An empty rectangular tank has uniform depth. How long will it take to fill the tank with water?

  1. Water will be pumped at the rate of 480 gallons per hour (1 cubic foot = 7.5 gallons).
  2. The tank is 100 feet deep and 30 feet wide.
  • (A) Statement (1) ALONE is sufficient, but statement (2) alone is  not sufficient.
  • (B) Statement (2) ALONE is sufficient, but statement (1) alone is not sufficient.
  • (C) BOTH statements TOGETHER are sufficient, but NEITHER statement ALONE is sufficient.
  • (D) EACH statement ALONE is sufficient.
  • (E) Statements (1) and (2) TOGETHER are NOT sufficient.

Okay, so the question isn't exactly the same. Meyer's tank is an octagonal prism; ours is a rectangular solid. Details aside, both questions require the same level of critical reasoning.

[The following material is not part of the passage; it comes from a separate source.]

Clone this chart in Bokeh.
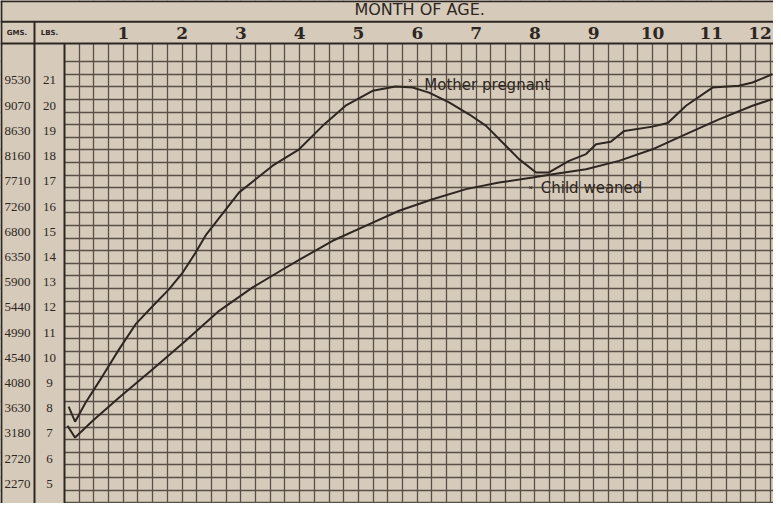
from bokeh.plotting import figure
from bokeh.models import Range1d, FixedTicker, Grid, ColumnDataSource
from bokeh.core.properties import value
from bokeh.embed import file_html
from bokeh.resources import INLINE
import numpy as np

# ---- data ----
months = [1, 2, 3, 4, 5, 6, 7, 8, 9, 10, 11, 12]
month_labels = ["1", "2", "3", "4", "5", "6", "7", "8", "9", "10", "11", "12"]
lbs = [21, 20, 19, 18, 17, 16, 15, 14, 13, 12, 11, 10, 9, 8, 7, 6, 5]
lbs_labels = [str(v) for v in lbs]
gms_labels = ["9530", "9070", "8630", "8160", "7710", "7260", "6800", "6350",
              "5900", "5440", "4990", "4540", "4080", "3630", "3180", "2720", "2270"]

# upper curve (mother pregnant / child weaned case)
upper_month = [0.07, 0.18, 0.36, 0.65, 0.93, 1.21, 1.53, 1.78, 2.01, 2.23, 2.40,
               2.97, 3.54, 3.99, 4.39, 4.78, 5.24, 5.63, 5.92, 6.20, 6.54, 6.88,
               7.17, 7.45, 7.73, 8.02, 8.24, 8.58, 8.87, 9.04, 9.29, 9.52, 10.0,
               10.26, 10.57, 11.02, 11.47, 11.70, 12.04]
upper_lbs = [8.06, 7.46, 8.22, 9.28, 10.34, 11.33, 12.12, 12.72, 13.38, 14.17, 14.85,
             16.56, 17.62, 18.27, 19.20, 20.00, 20.59, 20.76, 20.72, 20.52, 20.13, 19.66,
             19.20, 18.54, 17.88, 17.35, 17.35, 17.81, 18.08, 18.47, 18.57, 19.00, 19.17,
             19.31, 20.00, 20.72, 20.79, 20.92, 21.25]

# lower curve
lower_month = [0.05, 0.18, 0.48, 0.93, 1.50, 2.06, 2.63, 3.20, 3.71, 3.99, 4.56,
               5.12, 5.69, 6.26, 6.83, 7.39, 7.96, 8.30, 8.87, 9.43, 10.0, 10.57,
               11.13, 11.70, 12.04]
lower_lbs = [7.30, 6.83, 7.50, 8.42, 9.54, 10.67, 11.86, 12.79, 13.50, 13.88, 14.64,
             15.23, 15.83, 16.29, 16.69, 16.95, 17.15, 17.28, 17.48, 17.81, 18.27, 18.87,
             19.46, 20.00, 20.26]

# ---- styling ----
BG = "#d6cbbb"
GRID = "#5a4f46"
INK = "#2e2620"

XMIN, XMAX = -1.0884, 12.0578
YMIN, YMAX = 4.2143, 24.1746
GRID_TOP = 22.47
ROW_LINE = 23.33

p = figure(width=773, height=503, output_backend="svg", toolbar_location=None,
           x_range=Range1d(XMIN, XMAX), y_range=Range1d(YMIN, YMAX),
           x_axis_location=None, y_axis_location=None, min_border=0)
p.outline_line_color = None
p.background_fill_color = BG
p.border_fill_color = BG
p.grid.visible = False

vticks = list(np.arange(0.25, 12.01, 0.25))
hticks = list(np.arange(4.25, 22.0, 0.5))
p.add_layout(Grid(dimension=0, ticker=FixedTicker(ticks=vticks),
                  grid_line_color=GRID, grid_line_width=1.3))
p.add_layout(Grid(dimension=1, ticker=FixedTicker(ticks=hticks),
                  grid_line_color=GRID, grid_line_width=1.3))

# cover header and label columns
p.quad(left=[XMIN], right=[XMAX], bottom=[GRID_TOP], top=[YMAX],
       fill_color=BG, line_color=None)
p.quad(left=[XMIN], right=[0], bottom=[YMIN], top=[GRID_TOP],
       fill_color=BG, line_color=None)

# table rules
p.segment(x0=[XMIN, XMIN, XMIN, XMIN + 0.015, -0.51, 0],
          y0=[YMAX - 0.03, ROW_LINE, GRID_TOP, YMIN, YMIN, YMIN],
          x1=[XMAX, XMAX, XMAX, XMIN + 0.015, -0.51, 0],
          y1=[YMAX - 0.03, ROW_LINE, GRID_TOP, YMAX, ROW_LINE, GRID_TOP],
          line_color=INK, line_width=2)

# header texts
p.text(x=[6.04], y=[23.80], text=["MONTH OF AGE."], text_align="center",
       text_baseline="middle", text_font=value("DejaVu Sans"),
       text_font_size="16px", text_color=INK)
msrc = ColumnDataSource(dict(x=months, y=[22.87] * len(months), t=month_labels,
                             off=[0] * (len(months) - 1) + [-10]))
p.text(x="x", y="y", text="t", x_offset="off", source=msrc, text_align="center",
       text_baseline="middle", text_font=value("DejaVu Serif"),
       text_font_style="bold", text_font_size="17px", text_color=INK)
p.text(x=[-0.81, -0.255], y=[22.88, 22.88], text=["GMS.", "LBS."], text_align="center",
       text_baseline="middle", text_font=value("DejaVu Sans"), text_font_style="bold",
       text_font_size="7px", text_color=INK)

# value columns
p.text(x=[-0.80] * len(lbs), y=lbs, text=gms_labels, text_align="center",
       text_baseline="middle", text_font=value("Liberation Serif"),
       text_font_size="13px", text_color=INK)
p.text(x=[-0.255] * len(lbs), y=lbs, text=lbs_labels, text_align="center",
       text_baseline="middle", text_font=value("Liberation Serif"),
       text_font_size="13px", text_color=INK)

# curves
p.line(upper_month, upper_lbs, line_color=INK, line_width=2)
p.line(lower_month, lower_lbs, line_color=INK, line_width=2)

# annotations
p.scatter(x=[5.88, 7.93], y=[21.0, 16.75], marker="x", size=4, line_color=INK)
p.text(x=[6.12], y=[20.84], text=["Mother pregnant"], text_align="left",
       text_baseline="middle", text_font=value("DejaVu Sans"),
       text_font_size="15px", text_color=INK)
p.text(x=[8.10], y=[16.75], text=["Child weaned"], text_align="left",
       text_baseline="middle", text_font=value("DejaVu Sans"),
       text_font_size="15px", text_color=INK)

open("out.html", "w").write(file_html(p, INLINE))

Imagine that the prompt was pared down to simply, "How long will it take to fill the tank with water?" Give it a moment's thought. What do you need to know to answer this question? This is, at its core, what the Data Sufficiency section tests. You never have to compute the final answer on a DS question; you just have to know what it would take to find the answer.

Here, you need to know how quickly the water is flowing into the tank -- that is, you need a rate. Next, you need to know how big the tank is -- you need a volume. The prompt tells you that the tank is rectangular, with uniform depth, so its volume will be a product of its length, its width, and its depth. In total, then, you need four quantities to answer the question: (1) rate, (2) length, (3) width, (4) depth.

Statement 1 gives you quantity (1), the rate, but nothing more; it can't be sufficient. Statement 2 gives you quantities (3) and (4), the width and depth, but since it doesn't give you the length or the rate, it can't be sufficient, either. When you put the statements together, you've got quantities (1), (3), and (4), but you still don't have quantity (2), the length of the tank. Even together, the statements are not sufficient.

If you approach this question critically, you can polish it off in a matter of seconds. "I need four quantities. I see only three quantities. Answer choice E is correct." If you approach it passively, though, you get lost in the numbers and are far more likely to get it wrong. Nearly 25% of students do.

Surely, questions like this are rare. In general, standardized math tests and creative problem solving do not go well together. As we change the way we teach students by drawing them further into the conversation, we will also need to change the way we assess them. The sooner, the better.